Has the focus on reducing regulation helped civil servants to think more carefully about non-legislative policy tools? Donnelly responds with the sort of drawn-out “ye-es” which suggests he is not entirely convinced. Nonetheless, he does think there has been a change. “The fact that you now have to think about what you’re stopping regulating if you want to start regulating is a very good discipline, because in some areas people naturally reached for regulations [when] there would be other answers you could find if you looked hard enough,” he says. This is an area in which people are still learning from experiences across government, he adds; through sharing best practice – via both BIS’s own Better Regulation Executive, and central committees such as the Reducing Regulation Committee – the civil service is becoming “more skilled as well as more aware” of non-regulatory options.
A stable platform?
BIS went through its restructuring and downsizing exercise quickly, and has already achieved more than 70 per cent of the required administrative savings, says Donnelly. With the changes completed, staff morale has begun to rise (though it remains lower than the civil service average) and the teams within the department – now working in a flexible, project-based way – are free to be much more “single-minded” in their focus on policy delivery. There is, says Donnelly, a “buzz of delivery” in the organisation.

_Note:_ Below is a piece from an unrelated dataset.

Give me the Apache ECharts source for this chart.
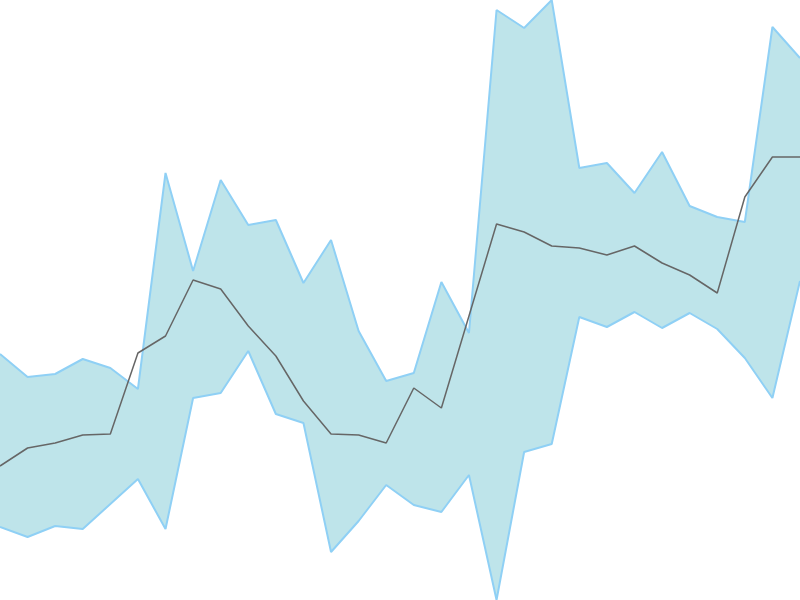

But the next spending review is around the corner, with reports of even deeper cuts to come. And the ministerial positioning has already begun: last week business secretary Vince Cable was quoted in the Financial Times setting out his stall in a bid to avoid cuts for his department. Donnelly is aware that he may yet have to reconsider his budgets. “There’s never absolute stability, of course, but we have got enough stability and space to get on with our job now – and part of that job is to make the case for what we can do with resources going forward to support growth,” he says. Then he adds: “Ultimately we will make the best of what we get, that’s part of our job.” It is the first, and only, time that his voice betrays anything other than on-message optimism about the tasks facing his department. For a second there’s a slight hint of resignation – but immediately the relentless confidence is back. Like the exhibitions in the foyer below his office, Donnelly tells a positive story about the partnership between business and government. And he does so not only because he believes that his team is succeeding, but also in the knowledge that sending the right message is half the battle in a world where confidence and growth – or insecurity and stagnation – go hand in hand.